Throughout my professional career, I’ve seen examples of incredible philanthropy around the world.
The reality is, the global need has grown – but the good news is that the wealth has also grown, particularly amongst ultra-high net worth and high net worth individuals.
What we are now seeing, particularly in the UK and with the emergence of family offices, is what I regard as the professionalization of giving: smart philanthropists are increasingly seeing philanthropic advisors in the same way as other strategic consultants. They are looking at how they can maximise their emotional returns from giving their money away – but also at how impactful their giving is and what change it is making in the long term.
For fundraisers, this means that organisations should be a lot more aware of demonstrating the impact of gifts and how they will leverage new money to bring about change.
For philanthropists, this means they need to take their giving as seriously as their investments.
Often, philanthropists have made their money through a major, strategic process such as building and selling a business – and throughout that journey they have traditionally used the best corporate finance advisors, investment management house, law firm etc. They have not only gained expertise in their specialism, whatever that may be, but have also learnt the value of seeking out advice.
However, traditionally, they haven’t thought about using philanthropic advisors in the same way. But this is a contradiction in terms: the idea that philanthropy, simply because it is giving, does not merit spending anything on advice to make sure that the giving is effective, goes against how their money was made in the first place.
Large-scale financial investment relies on high-level consultants to identify the risks, analyse the climate, and draw up a strategy to maximise ROI at the lowest cost. The smart philanthropist now appreciates that major gift-giving requires similar stewardship; evaluating their projects, determining their motivations, prioritising quality, benchmarking and criteria, and devising a long-term strategy for their giving are all now seen as simply good governance.

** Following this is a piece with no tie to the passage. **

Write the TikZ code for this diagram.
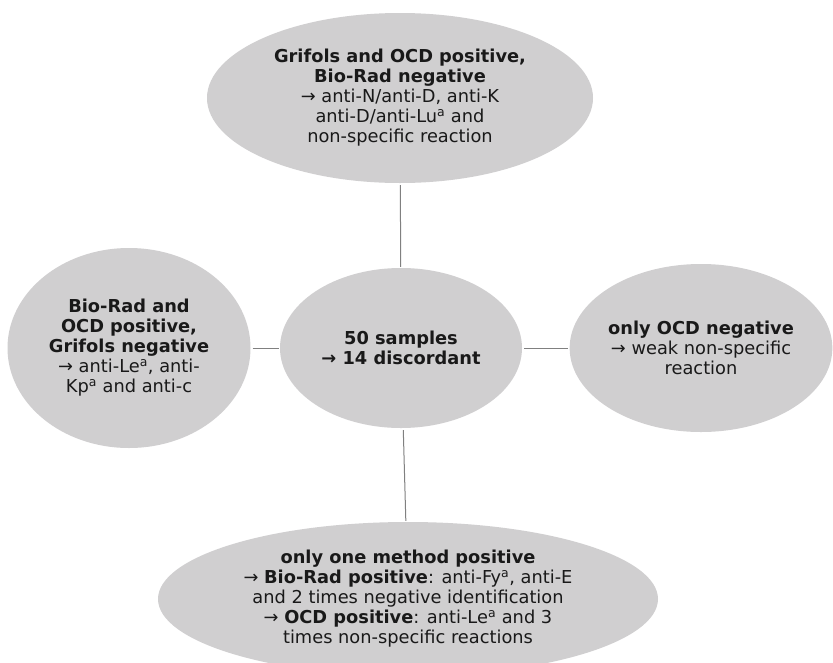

For example, an individual that may be worth £30m and wishes to give away 10% of his or her wealth – £3m worth of giving – might choose to spend 3-5% of that on the administration of his or her giving, including philanthropic advice. If he or she didn’t invest a percentage on that advice, the money given away may end up making far less impact than it had the potential to – or even be used in a way contrary to their desires. It might even, in the worst case, result in some enormous problems and regrets.
So what will it be: 95% of your total gift money yielding maximum impact, or 100% of your gift yielding half of that?
Those philanthropists who do choose to partner with a philanthropic advisor also find it is simply a good experience. They find that someone else can act on their behalf anonymously, can help evaluate some of the strategic challenges around their giving, and work across the family unit to decide how succession planning through their philanthropy might be conducted.
They might also use advisors to benchmark the impact of their giving, review organisations that they may fund, and analyse how these organisations operate. All this information is helpful in informing their current and future giving. More generally, they gain an external perspective that’s rooted in many years of experience.
On a personal level, effective philanthropy advisors will also help align the donor’s core values more closely to their giving, which in turn increases the satisfaction and enjoyment of their generosity.
The biggest barrier – the question of “why should I spend money in the process of giving money away?” – has now, for many, been overcome. Individuals are no longer seeing advisors as a “cost of giving” but are increasingly recognising the real added value they bring to their philanthropic ROI in non-financial terms.
It is as Aristotle sees it: “to give away money is an easy matter and in any man’s power. But to decide to whom to give it and how large and when, and for what purpose and how, is neither in every man’s power nor an easy matter.”
Like making money, philanthropy is more an art than a mere act: the giver must learn not just to give, but also how.